The Carlisle Mosquito Online

Friday, December 17, 1999


After 31 Years, a Mail Carrier Says Goodbye

She grew up in Carlisle on Stearns Street in the white farmhouse where her great-uncle Albert Davis once lived and where her mother Mildred Davis still lives. As she reminded me, the Davises go way back and were related to other longtime Carlisle families, the Duttons and other Davises, including Roger and Gary Davis (Superintendent of Public Works). She went to school in the Highland School when there were two grades in each classroom. She graduated from the Concord High School, was married in the Congregational Church, has raised three children and been widowed twice.

Joan Pierce, the woman I'm talking about, is ready to say goodbye at the end of the month to the job which she has held for 31 years and 10 months, and plans to spend time with her grandchildrenfour in Woburn and three in New Hampshire. "I've no retirement plans, I'm just tired and it's a long time to be on the same job," she told me as she was finishing her route on Friday.

When she first started the job, the post office was located in the Long Block in Carlisle Center (formerly the Wheat Tavern). The postmaster at that time was Elizabeth Russell and there were only one and one-half routes. Now there are six routes with six carriers, plus several substitutes, three postal workersKevin, Rick and Andrew on "the window," and Carlisle Postmaster, Dana Atkinson in charge. During her tenure, the post office moved to the first floor of the old Congregational Church at the corner of School and Church Streets, and then in 1989, to its permanent headquarters at 70 Bedford Road. Of all the locations, Pierce most enjoyed working at the Congregational Church site. "There is a wall behind the clerks in the new post office. In the church basement, it was more open and you could see the patrons come in and out and you could hand them their mail. It was friendlier," recalled Pierce.

Leaves home at 6:15 a.m.

Joan Pierce leaves her home in Woburn at 6:15 a.m., allowing enough time to get to work by 6:45 a.m. She begins the day sorting the mail in the order it will be delivered: first the magazines and newspapers, then the letters. Usually by 10:30 she is ready to start out on her delivery route which takes her up Stearns Street to Baldwin Road, Woodridge Road, School Street, Russell Street, Robbins Drive, Autumn Lane, Indian Hill, Kibby Place, Estabrook Road, Bellows Hill Road, Spencer Brook Road, Concord Street, and Palmer Way. She has 299 houses on her route.

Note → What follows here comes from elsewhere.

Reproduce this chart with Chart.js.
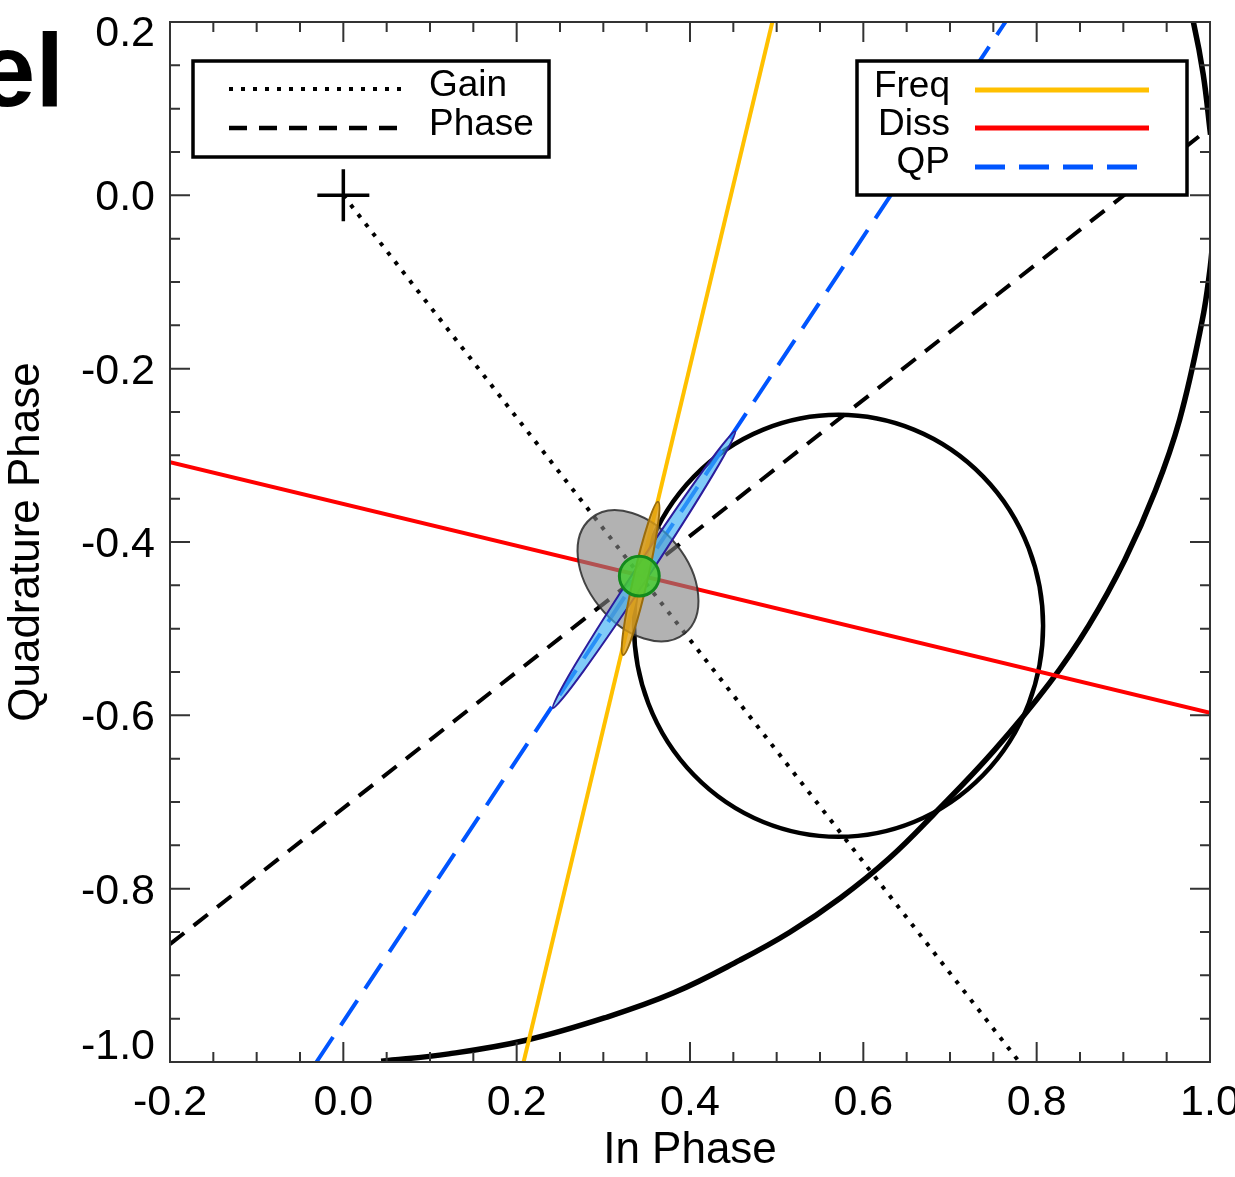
<!DOCTYPE html>
<html>
<head>
<meta charset="utf-8">
<script src="https://cdn.jsdelivr.net/npm/chart.js@4.4.1/dist/chart.umd.min.js"></script>
<style>
  html, body { margin: 0; padding: 0; background: #fff; }
</style>
</head>
<body>
<canvas id="chart-iq" width="1235" height="1177"></canvas>
<script>
// 目盛り
const xTicks = [-0.2, 0.0, 0.2, 0.4, 0.6, 0.8, 1.0];
const yTicks = [0.2, 0.0, -0.2, -0.4, -0.6, -0.8, -1.0];

// 直線（両端の座標）
const gainX = [0.0, 0.78];
const gainY = [0.0, -1.0];
const phaseX = [-0.2, 1.0];
const phaseY = [-0.864, 0.078];
const freqX = [0.208, 0.495];
const freqY = [-1.0, 0.2];
const dissX = [-0.2, 1.0];
const dissY = [-0.308, -0.597];
const qpX = [-0.031, 0.764];
const qpY = [-1.0, 0.2];

// 大きな弧（下側・右上の2本、図から読み取り）
const arcLowX = [0.0436, 0.1216, 0.2108, 0.3044, 0.3812, 0.4576, 0.5151, 0.5739, 0.6302, 0.6818, 0.7505, 0.815, 0.86, 0.9018, 0.9369, 0.965, 0.991, 0.9997, 1.004];
const arcLowY = [-0.999, -0.9906, -0.9749, -0.9481, -0.9202, -0.8825, -0.8503, -0.8104, -0.7646, -0.7136, -0.641, -0.5626, -0.4965, -0.4205, -0.341, -0.2586, -0.1445, -0.0875, -0.0438];
const arcTopX = [1.0006, 0.9922, 0.9809, 0.9659];
const arcTopY = [0.07, 0.1394, 0.1996, 0.2588];

// 原点の十字
const originX = [0.0];
const originY = [0.0];

// 共振円 [cx, cy, rx, ry]
const resCircle = [0.5714, -0.4967, 0.236, 0.2435];

// 楕円 [cx, cy, 長半径, 短半径, 角度(deg)]
const grayEllipse = [0.340, -0.439, 0.0856, 0.057, -51];
const qpEllipse = [0.347, -0.432, 0.191, 0.0085, 56.6];
const freqEllipse = [0.343, -0.442, 0.0906, 0.0082, 77.1];
const greenDot = [0.3415, -0.4393, 0.023];

const FONT = '"Liberation Sans", Arial, sans-serif';

function lineSet(label, xs, ys, color, width, dash, tension) {
  return {
    label: label,
    data: xs.map((x, i) => ({ x: x, y: ys[i] })),
    showLine: true,
    borderColor: color,
    backgroundColor: color,
    borderWidth: width,
    borderDash: dash,
    borderCapStyle: "butt",
    pointRadius: 0,
    tension: tension || 0,
    clip: 0,
  };
}

function clipArea(ctx, a) {
  ctx.beginPath();
  ctx.rect(a.left, a.top, a.right - a.left, a.bottom - a.top);
  ctx.clip();
}

// 円・楕円・枠・目盛り・凡例を描くプラグイン
const overlay = {
  id: "overlay",
  beforeDatasetsDraw(chart) {
    const { ctx, chartArea } = chart;
    const sx = chart.scales.x, sy = chart.scales.y;
    const ux = sx.getPixelForValue(1) - sx.getPixelForValue(0);
    const uy = sy.getPixelForValue(0) - sy.getPixelForValue(1);
    ctx.save();
    clipArea(ctx, chartArea);
    ctx.beginPath();
    ctx.ellipse(sx.getPixelForValue(resCircle[0]), sy.getPixelForValue(resCircle[1]),
      resCircle[2] * ux, resCircle[3] * uy, 0, 0, Math.PI * 2);
    ctx.lineWidth = 4.5;
    ctx.strokeStyle = "#000";
    ctx.stroke();
    ctx.restore();
  },
  afterDatasetsDraw(chart) {
    const { ctx, chartArea } = chart;
    const sx = chart.scales.x, sy = chart.scales.y;
    const ux = sx.getPixelForValue(1) - sx.getPixelForValue(0);
    const uy = sy.getPixelForValue(0) - sy.getPixelForValue(1);

    ctx.save();
    clipArea(ctx, chartArea);
    // 誤差楕円
    const ell = (e, fill, stroke, w) => {
      ctx.beginPath();
      ctx.ellipse(sx.getPixelForValue(e[0]), sy.getPixelForValue(e[1]), e[2] * ux, e[3] * uy, -e[4] * Math.PI / 180, 0, Math.PI * 2);
      ctx.fillStyle = fill;
      ctx.fill();
      ctx.lineWidth = w;
      ctx.strokeStyle = stroke;
      ctx.stroke();
    };
    ell(grayEllipse, "rgba(130,130,130,0.62)", "rgba(40,40,40,0.85)", 2);
    ell(qpEllipse, "rgba(60,175,245,0.65)", "#2c1c9c", 2);
    ell(freqEllipse, "rgba(225,160,20,0.8)", "#9a6c0c", 2);
    ell([greenDot[0], greenDot[1], greenDot[2], greenDot[2], 0], "rgba(70,205,50,0.85)", "#138a1c", 3);
    ctx.restore();
  },
  afterDraw(chart) {
    const { ctx, chartArea } = chart;
    const sx = chart.scales.x, sy = chart.scales.y;
    const { left, right, top, bottom } = chartArea;

    ctx.save();
    // 枠
    ctx.strokeStyle = "#333";
    ctx.lineWidth = 2;
    ctx.strokeRect(left, top, right - left, bottom - top);

    // 内向きの目盛り（0.05刻み、0.2ごとに長く）
    ctx.beginPath();
    for (let i = 0; i <= 24; i++) {
      const len = i % 4 === 0 ? 20 : 10;
      const px = sx.getPixelForValue(-0.2 + i * 0.05);
      ctx.moveTo(px, bottom); ctx.lineTo(px, bottom - len);
      ctx.moveTo(px, top); ctx.lineTo(px, top + len);
      const py = sy.getPixelForValue(-1.0 + i * 0.05);
      ctx.moveTo(left, py); ctx.lineTo(left + len, py);
      ctx.moveTo(right, py); ctx.lineTo(right - len, py);
    }
    ctx.stroke();

    // y軸の数字
    ctx.fillStyle = "#000";
    ctx.font = "43px " + FONT;
    ctx.textAlign = "right";
    ctx.textBaseline = "middle";
    yTicks.forEach(v => {
      let py = sy.getPixelForValue(v) + 3;
      py = Math.min(Math.max(py, top + 12), bottom - 15);
      ctx.fillText(v.toFixed(1), left - 15, py);
    });

    // 左上の切れた見出し
    ctx.font = "bold 103px " + FONT;
    ctx.textAlign = "right";
    ctx.textBaseline = "alphabetic";
    ctx.fillText("el", 64, 106);

    // 凡例
    const ds = {};
    chart.data.datasets.forEach(d => { ds[d.label] = d; });
    const sample = (d, x1, x2, y, w) => {
      ctx.beginPath();
      ctx.setLineDash(d.borderDash || []);
      ctx.strokeStyle = d.borderColor;
      ctx.lineWidth = w;
      ctx.moveTo(x1, y); ctx.lineTo(x2, y);
      ctx.stroke();
      ctx.setLineDash([]);
    };
    const box = (x, y, w, h) => {
      ctx.fillStyle = "#fff";
      ctx.fillRect(x, y, w, h);
      ctx.strokeStyle = "#000";
      ctx.lineWidth = 3.5;
      ctx.strokeRect(x, y, w, h);
    };

    box(193, 61, 356, 96);
    sample(ds["Gain"], 229, 403, 89, 4);
    sample(ds["Phase"], 229, 400, 128, 4.5);
    ctx.fillStyle = "#000";
    ctx.font = "37px " + FONT;
    ctx.textAlign = "left";
    ctx.textBaseline = "middle";
    ctx.fillText("Gain", 429, 86);
    ctx.fillText("Phase", 429, 125);

    box(857, 61, 330, 134);
    sample(ds["Freq"], 975, 1149, 90, 5);
    sample(ds["Diss"], 975, 1149, 128, 5);
    sample(ds["QP"], 975, 1149, 167, 5);
    ctx.fillStyle = "#000";
    ctx.textAlign = "right";
    ["Freq", "Diss", "QP"].forEach((t, i) => ctx.fillText(t, 950, 87 + i * 38));
    ctx.restore();
  },
};

document.addEventListener("DOMContentLoaded", () => {
  const ctxIQ = document.getElementById("chart-iq");
  new Chart(ctxIQ, {
    type: "scatter",
    data: {
      datasets: [
        {
          label: "origin",
          data: originX.map((x, i) => ({ x: x, y: originY[i] })),
          pointStyle: "cross",
          pointRadius: 26,
          pointHoverRadius: 26,
          pointBorderWidth: 3.5,
          pointBorderColor: "#000",
          clip: false,
        },
        lineSet("Diss", dissX, dissY, "#ff0000", 4, []),
        lineSet("Freq", freqX, freqY, "#ffc000", 4, []),
        lineSet("QP", qpX, qpY, "#0055ff", 4, [30, 14]),
        lineSet("Phase", phaseX, phaseY, "#000", 4, [18, 12]),
        lineSet("Gain", gainX, gainY, "#000", 4, [4, 8]),
        lineSet("arcLow", arcLowX, arcLowY, "#000", 5.5, [], 0.4),
        lineSet("arcTop", arcTopX, arcTopY, "#000", 5.5, [], 0.4),
      ],
    },
    options: {
      responsive: false,
      animation: false,
      events: [],
      layout: { autoPadding: false, padding: { top: 22, right: 25, left: 0, bottom: 0 } },
      plugins: { legend: { display: false }, tooltip: { enabled: false } },
      scales: {
        x: {
          type: "linear",
          min: -0.2,
          max: 1.0,
          grid: { display: false, drawTicks: false },
          border: { display: false },
          afterBuildTicks: s => { s.ticks = xTicks.map(v => ({ value: v })); },
          afterFit: s => { s.height = 115; s.paddingLeft = 0; s.paddingRight = 0; },
          ticks: {
            color: "#000",
            padding: 20,
            maxRotation: 0,
            autoSkip: false,
            font: { family: FONT, size: 43, lineHeight: 1 },
            callback: v => Number(v).toFixed(1),
          },
          title: {
            display: true,
            text: "In Phase",
            color: "#000",
            padding: { top: 0, bottom: 4 },
            font: { family: FONT, size: 44, lineHeight: 1 },
          },
        },
        y: {
          type: "linear",
          min: -1.0,
          max: 0.2,
          grid: { display: false, drawTicks: false },
          border: { display: false },
          afterFit: s => { s.width = 170; s.paddingTop = 0; s.paddingBottom = 0; },
          ticks: { display: false, stepSize: 0.2 },
          title: {
            display: true,
            text: "Quadrature Phase",
            color: "#000",
            padding: { top: 5, bottom: 0 },
            font: { family: FONT, size: 44, lineHeight: 1 },
          },
        },
      },
    },
    plugins: [overlay],
  });
});
</script>
</body>
</html>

"When I start out in the morning, my car is packed to the brim," said Pierce. " I used to get to the end of my route by 12:30 a few years ago, but now it can be anywhere from 1:30 to 3 p.m. before I finish," she added. "Delivering packages is what takes the time." With more people doing their Christmas shopping on-line this year, it has meant more package deliveries for all the mail carriers.

The fact that Pierce makes an effort to bring packages to patrons on her route has been greatly appreciated. "She could leave the yellow slips in the box and I'd have to drive down to the post office, but instead she has always brought packages to the door," said postal patron Signy Johnstone of Russell Street. "She's a very thoughtful person. She always has a smile or gives a wave whenever I'm out in the garden. She has a wonderful attitude."

There are many kind words for Pierce, who is one to put an extra Mosquito in the mailbox if your picture has appeared in the Mosquito that week. Jean Keskula, another patron on her route who lives at the end of a fairly long driveway, recently remarked, "Isn't it nice to have your package delivered to your door, instead of having it dumped in the poison ivy at the edge of the road."

A very physical job

"This is a very physical job," stressed Pierce. "Delivering is easy; it's the standing and sorting that is the hardest." Pierce may say delivering is easy, but this observer has noted that reaching into 299 mailboxes with an armful of mail, especially when it's from the driver's side of the car, takes a lot of strength and stamina. Pierce drives her own car, as do most of the other carriers, and "that reach" is a long one.

"I've had enough and I just want to enjoy my grandchildren," Pierce admits, "but I'll miss the people. I enjoyed getting to know the people on my route."

That feeling is mutual, from all accounts. I'm told that before she retires on December 31, several patrons in one neighborhood are talking about meeting Pierce at the end of the driveway with a glass of champagne to toast 31 years of first-class mail delivery.